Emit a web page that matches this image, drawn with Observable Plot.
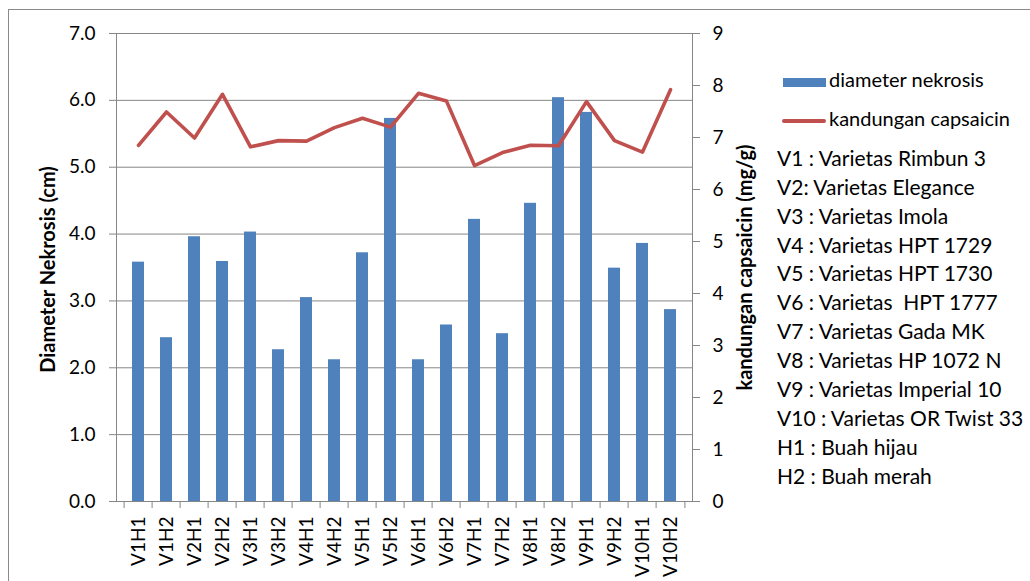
<!DOCTYPE html>
<html>
<head>
<meta charset="utf-8">
<script src="https://cdn.jsdelivr.net/npm/d3@7"></script>
<script src="https://cdn.jsdelivr.net/npm/@observablehq/plot@0.6"></script>
<style>
  html, body { margin: 0; padding: 0; background: #fff; overflow: hidden; }
  #wrap { position: relative; width: 1030px; height: 581px; overflow: hidden; font-family: Lato, sans-serif; }
  #border { position: absolute; left: 8px; top: 9px; width: 1100px; height: 700px; border: 1.5px solid #8a8a8a; box-sizing: border-box; }
  #chart { position: absolute; left: 0; top: 0; }
  .leg { position: absolute; color: #000; white-space: nowrap; line-height: 1; }
</style>
</head>
<body>
<div id="wrap">
  <div id="border"></div>
  <div id="chart"></div>
  <div id="legend"></div>
</div>
<script>
const categories = ["V1H1","V1H2","V2H1","V2H2","V3H1","V3H2","V4H1","V4H2","V5H1","V5H2",
                    "V6H1","V6H2","V7H1","V7H2","V8H1","V8H2","V9H1","V9H2","V10H1","V10H2"];
const diameter = [3.58, 2.45, 3.96, 3.59, 4.03, 2.27, 3.05, 2.12, 3.72, 5.73,
                  2.12, 2.64, 4.22, 2.51, 4.46, 6.04, 5.82, 3.49, 3.86, 2.87];
const capsaicin = [6.85, 7.49, 6.99, 7.83, 6.82, 6.94, 6.93, 7.19, 7.37, 7.20,
                   7.85, 7.70, 6.46, 6.71, 6.85, 6.84, 7.69, 6.94, 6.72, 7.92];
const leftTicks = [0, 1, 2, 3, 4, 5, 6, 7];
const rightTicks = [0, 1, 2, 3, 4, 5, 6, 7, 8, 9];
const seriesNames = ["diameter nekrosis", "kandungan capsaicin"];
const notes = ["V1 : Varietas Rimbun 3", "V2: Varietas Elegance", "V3 : Varietas Imola",
               "V4 : Varietas HPT 1729", "V5 : Varietas HPT 1730", "V6 : Varietas\u00a0 HPT 1777",
               "V7 : Varietas Gada MK", "V8 : Varietas HP 1072 N", "V9 : Varietas Imperial 10",
               "V10 : Varietas OR Twist 33", "H1 : Buah hijau", "H2 : Buah merah"];
const leftTitle = "Diameter Nekrosis (cm)";
const rightTitle = "kandungan capsaicin (mg/g)";

const k = 7 / 9; // right axis (0-9) mapped onto left scale (0-7)
const data = categories.map((c, i) => ({cat: c, d: diameter[i], c: capsaicin[i]}));
const grey = "#868686";
const half = 576 / 20 / 2;

const chart = Plot.plot({
  width: 1030,
  height: 581,
  marginLeft: 116,
  marginRight: 338,
  marginTop: 33,
  marginBottom: 80,
  style: {fontFamily: "Lato, sans-serif", fontSize: "19px", color: "#000", background: "transparent"},
  x: {domain: categories, paddingInner: 0.58, paddingOuter: 0.29, axis: null},
  y: {domain: [0, 7], axis: null},
  marks: [
    Plot.gridY(leftTicks, {stroke: grey, strokeOpacity: 1, strokeWidth: 1}),
    Plot.barY(data, {x: "cat", y: "d", fill: "#4F81BD"}),
    Plot.line(data, {x: "cat", y: d => d.c * k, stroke: "#C0504D", strokeWidth: 3.6}),
    Plot.frame({stroke: grey}),
    Plot.axisY(leftTicks, {anchor: "left", tickFormat: d => d.toFixed(1), tickSize: 7, tickPadding: 14,
                           stroke: grey, fill: "#000", fontSize: 19, label: null}),
    Plot.axisY(rightTicks.map(v => v * k), {anchor: "right", tickFormat: d => String(Math.round(d / k)),
                           tickSize: 7, tickPadding: 13, stroke: grey, fill: "#000", fontSize: 19, label: null}),
    Plot.axisX({anchor: "bottom", tickRotate: -90, tickSize: 0, tickPadding: 15, fontSize: 19, fill: "#000", label: null}),
    Plot.ruleX(categories, {x: d => d, dx: -half, y1: 0, y2: -0.105, stroke: grey}),
    Plot.ruleX([categories[categories.length - 1]], {x: d => d, dx: half, y1: 0, y2: -0.105, stroke: grey}),
    Plot.text([leftTitle], {text: d => d, frameAnchor: "left", textAnchor: "middle", dx: -68, dy: 2, rotate: -90,
                            fontWeight: "bold", fontSize: 20, fill: "#000"}),
    Plot.text([rightTitle], {text: d => d, frameAnchor: "right", textAnchor: "middle", dx: 53, rotate: -90,
                             fontWeight: "bold", fontSize: 20, fill: "#000"})
  ]
});
document.getElementById("chart").appendChild(chart);

// Legend and notes (HTML)
const legend = document.getElementById("legend");
function add(html, style) {
  const el = document.createElement("div");
  el.className = "leg";
  el.innerHTML = html;
  Object.assign(el.style, style);
  legend.appendChild(el);
}
add("", {left: "783px", top: "78px", width: "43px", height: "9px", background: "#4F81BD"});
add(seriesNames[0], {left: "829px", top: "69px", fontSize: "20px"});
add("", {left: "782px", top: "119px", width: "44px", height: "3.6px", background: "#C0504D", borderRadius: "2px"});
add(seriesNames[1], {left: "829px", top: "108px", fontSize: "20px"});
notes.forEach((t, i) => {
  add(t, {left: "777px", top: (147 + i * 28.87) + "px", fontSize: "21px"});
});
</script>
</body>
</html>
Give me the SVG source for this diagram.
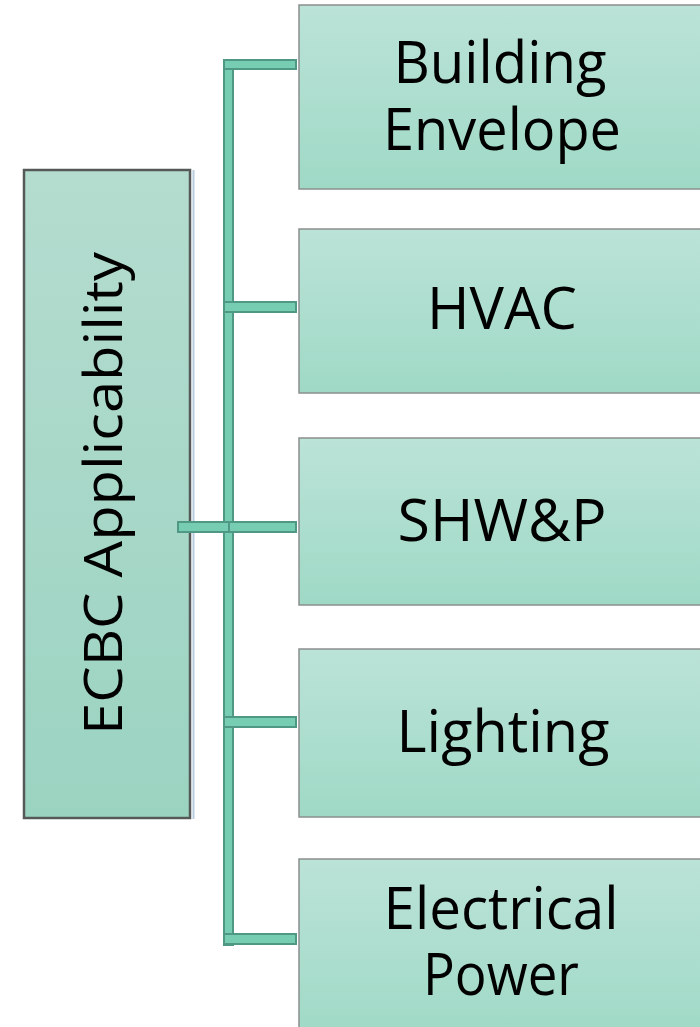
<svg xmlns="http://www.w3.org/2000/svg" width="700" height="1027" viewBox="0 0 700 1027">
  <defs>
    <linearGradient id="boxFill" x1="0" y1="0" x2="0" y2="1">
      <stop offset="0" stop-color="#bbe3d7"/>
      <stop offset="1" stop-color="#9fd9c6"/>
    </linearGradient>
    <linearGradient id="rootFill" x1="0" y1="0" x2="0" y2="1">
      <stop offset="0" stop-color="#b4dccf"/>
      <stop offset="1" stop-color="#9bd3c1"/>
    </linearGradient>
  </defs>
  <style>
    .box { fill: url(#boxFill); stroke: #8a8f8d; stroke-width: 1.5; }
    .root { fill: url(#rootFill); stroke: #555a58; stroke-width: 2.5; }
    .bar { fill: #76cdb2; stroke: #4f9883; stroke-width: 2; }
    .lbl { font-family: "Open Sans", "Liberation Sans", sans-serif; fill: #000; text-anchor: middle; }
  </style>

  <!-- root node -->
  <g id="root">
    <line x1="193.5" y1="170" x2="193.5" y2="819" stroke="#b9cde0" stroke-width="2"/>
    <rect class="root" x="24" y="170" width="166" height="648"/>
    <text class="lbl" font-size="53" transform="translate(122 493.5) rotate(-90)" textLength="483" lengthAdjust="spacingAndGlyphs">ECBC Applicability</text>
  </g>

  <!-- connectors: trunk and branches -->
  <g id="connectors">
    <rect class="bar" x="224" y="60" width="9" height="885"/>
    <rect class="bar" x="224" y="60" width="72" height="9"/>
    <rect class="bar" x="224" y="302" width="72" height="10"/>
    <rect class="bar" x="178" y="522" width="51" height="10"/>
    <rect class="bar" x="229" y="522" width="67" height="10"/>
    <rect class="bar" x="224" y="717" width="72" height="10"/>
    <rect class="bar" x="224" y="934" width="72" height="10"/>
  </g>

  <g id="node-envelope">
    <rect class="box" x="299" y="5" width="410" height="184"/>
    <text class="lbl" font-size="58" x="500" y="83" textLength="213" lengthAdjust="spacingAndGlyphs">Building</text>
    <text class="lbl" font-size="58" x="502" y="150" textLength="238" lengthAdjust="spacingAndGlyphs">Envelope</text>
  </g>

  <g id="node-hvac">
    <rect class="box" x="299" y="229" width="410" height="164"/>
    <text class="lbl" font-size="58" x="502" y="329" textLength="150" lengthAdjust="spacingAndGlyphs">HVAC</text>
  </g>

  <g id="node-shwp">
    <rect class="box" x="299" y="438" width="410" height="167"/>
    <text class="lbl" font-size="58" x="502" y="541" textLength="209" lengthAdjust="spacingAndGlyphs">SHW&amp;P</text>
  </g>

  <g id="node-lighting">
    <rect class="box" x="299" y="649" width="410" height="168"/>
    <text class="lbl" font-size="58" x="503" y="752" textLength="213" lengthAdjust="spacingAndGlyphs">Lighting</text>
  </g>

  <g id="node-power">
    <rect class="box" x="299" y="859" width="410" height="180"/>
    <text class="lbl" font-size="58" x="501" y="929" textLength="235" lengthAdjust="spacingAndGlyphs">Electrical</text>
    <text class="lbl" font-size="58" x="501" y="995" textLength="156" lengthAdjust="spacingAndGlyphs">Power</text>
  </g>
</svg>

::::::::::

In the lines above, locate the string "this". Copy every line where it occurs.

Emit a web page that matches this image, drawn with Observable Plot.
Give me the SVG source for this diagram.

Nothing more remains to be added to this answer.